Combustion tests in a large-scale laboratory furnace were carried out to assess the feasibility of using biodiesel as a fuel in industrial furnaces. For comparison purposes, petroleum-based diesel was also used as a fuel. Initially, the performance of the commercial air-assisted atomizer used in the combustion tests was scrutinized under non-reacting conditions. Subsequently, flue gas data, including PM (particulate matter), were obtained for various flame conditions to quantify the effects of the atomization quality and excess air on combustion performance. The combustion data was complemented with in-flame temperature measurements for two representative furnace operating conditions.
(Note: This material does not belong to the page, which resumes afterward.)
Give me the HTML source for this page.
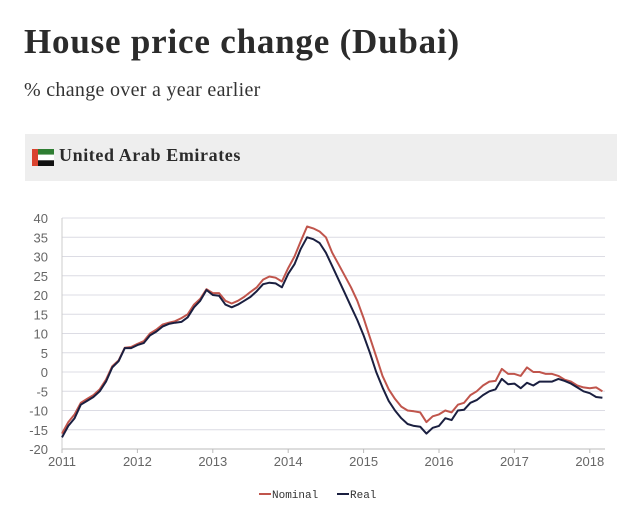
<!DOCTYPE html>
<html><head><meta charset="utf-8"><style>
body{margin:0;background:#fff;width:640px;height:508px;overflow:hidden;font-family:"Liberation Serif",serif;color:#333}
.t{position:absolute;left:24px;top:22px;font-size:35px;font-weight:bold;color:#2b2b2b;letter-spacing:0.8px}
.s{position:absolute;left:24px;top:79px;font-size:20px;color:#333;letter-spacing:0.3px}
.band{position:absolute;left:25px;top:134px;width:592px;height:47px;background:#eeeeee}
.bt{position:absolute;left:59px;top:145px;font-size:18px;font-weight:bold;color:#2b2b2b;letter-spacing:0.6px}
svg{position:absolute;left:0;top:0}
</style></head><body>
<div class="t">House price change (Dubai)</div>
<div class="s">% change over a year earlier</div>
<div class="band"></div>
<svg width="22" height="17" viewBox="0 0 22 17" style="left:32px;top:149px">
<rect x="6" y="0" width="16" height="5.7" fill="#2e7d32"/><rect x="6" y="5.7" width="16" height="5.6" fill="#fff"/><rect x="6" y="11.3" width="16" height="5.7" fill="#111"/><rect x="0" y="0" width="6" height="17" fill="#d9432f"/></svg>
<div class="bt">United Arab Emirates</div>
<svg id="chart" width="640" height="508"></svg>
<script>
const yTicks=[40,35,30,25,20,15,10,5,0,-5,-10,-15,-20];
const xTicks=[2011,2012,2013,2014,2015,2016,2017,2018];
const startYear=2011;
const nominal=[-16,-13,-11,-8,-7,-6,-4.5,-2,1.5,3,6.3,6.5,7.3,8,10,11,12.3,12.8,13.2,14,15,17.5,19,21.5,20.5,20.5,18.5,17.8,18.5,19.5,20.8,22,24,24.8,24.5,23.5,27,30,34,37.8,37.3,36.5,35,31,28,25,22,18.5,14,9,4,-1,-4.5,-7,-9,-10,-10.2,-10.5,-13,-11.5,-11,-10,-10.5,-8.5,-8,-6,-5,-3.5,-2.5,-2.3,0.8,-0.5,-0.5,-1,1.2,0,0,-0.5,-0.5,-1,-2,-2.5,-3.5,-4,-4.2,-4,-5];
const real=[-17,-14,-12,-8.5,-7.5,-6.5,-5,-2.5,1.2,2.8,6.2,6.2,7,7.5,9.5,10.5,11.8,12.5,12.8,13,14.2,16.8,18.5,21.3,20,19.8,17.5,16.8,17.5,18.5,19.5,21,22.8,23.2,23,22,25.5,28,32,35,34.5,33.5,31,27.5,24,20.5,17,13.5,9.5,5,0,-4,-7.5,-10,-12,-13.5,-14,-14.2,-16,-14.5,-14,-12,-12.5,-10,-9.8,-8,-7.3,-6,-5,-4.5,-1.8,-3.2,-3,-4.2,-2.8,-3.5,-2.5,-2.5,-2.5,-1.8,-2.3,-3,-4,-5,-5.5,-6.5,-6.7];
const NS="http://www.w3.org/2000/svg";
const svg=document.getElementById('chart');
const x0=62,x1=605,yTop=218,yBot=449;
const xs=v=>62+(v-2011)*75.4;
const ys=v=>yTop+(40-v)*(yBot-yTop)/60;
function mk(t,a){const e=document.createElementNS(NS,t);for(const k in a)e.setAttribute(k,a[k]);svg.appendChild(e);return e;}
yTicks.forEach(v=>{
 const g=mk('line',{x1:x0,x2:x1,y1:ys(v),y2:ys(v),stroke:v===-20?'#bbb':'#dcdce4','stroke-width':1});
 
 
 const t=mk('text',{x:48,y:ys(v)+5,'text-anchor':'end','font-size':13,fill:'#666','font-family':'"Liberation Sans",sans-serif'});
 t.textContent=v;
 
 
});
mk('line',{x1:x0,x2:x0,y1:yTop,y2:yBot,stroke:'#ccc'});
xTicks.forEach(v=>{
 mk('line',{x1:xs(v),x2:xs(v),y1:yBot,y2:yBot+4,stroke:'#bbb'});
 const t=mk('text',{x:xs(v),y:466,'text-anchor':'middle','font-size':13,fill:'#666','font-family':'"Liberation Sans",sans-serif'});
 t.textContent=v;
 
 
});
function line(arr,col,name){
 const d=arr.map((v,i)=>(i?'L':'M')+xs(startYear+i/12).toFixed(1)+','+ys(v).toFixed(1)).join('');
 const p=mk('path',{d:d,fill:'none',stroke:col,'stroke-width':2,'stroke-linejoin':'round'});
 
 
}
line(nominal,'#c0554c','nominal-line');
line(real,'#1a1f40','real-line');
function leg(x,col,label,name){
 const g=mk('line',{x1:x,x2:x+12,y1:494,y2:494,stroke:col,'stroke-width':2});
 
 
 const t=mk('text',{x:x+13,y:498,'font-size':11,fill:'#333','font-family':'"Liberation Mono",monospace'});
 t.textContent=label;
 
 
}
leg(259,'#c0554c','Nominal','legend-nominal');
leg(337,'#1a1f40','Real','legend-real');
</script>
</body></html>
The results reveal that (i) CO emissions from biodiesel and diesel combustion are rather similar and not affected by the atomization quality; (ii) NOx emissions increase slightly as spray quality improves for both liquid fuels, but NOx emissions from biodiesel combustion are always lower than those from diesel combustion; (iii) CO emissions decrease rapidly for both liquid fuels as the excess air level increases up to an O2 concentration in the flue gas of 2%, beyond which they remain unchanged; (iv) NOx emissions increase with an increase in the excess air level for both liquid fuels; (v) the quality of the atomization has a significant impact on PM emissions, with the diesel combustion yielding significantly higher PM emissions than biodiesel combustion; and (vi) diesel combustion originates PM with elements such as Cr, Na, Ni and Pb, while biodiesel combustion produces PM with elements such as Ca, Mg and Fe.

Suggested Citation

  • Pereira, Caio & Wang, Gongliang & Costa, Mário, 2014. "Combustion of biodiesel in a large-scale laboratory furnace," Energy, Elsevier, vol. 74(C), pages 950-955.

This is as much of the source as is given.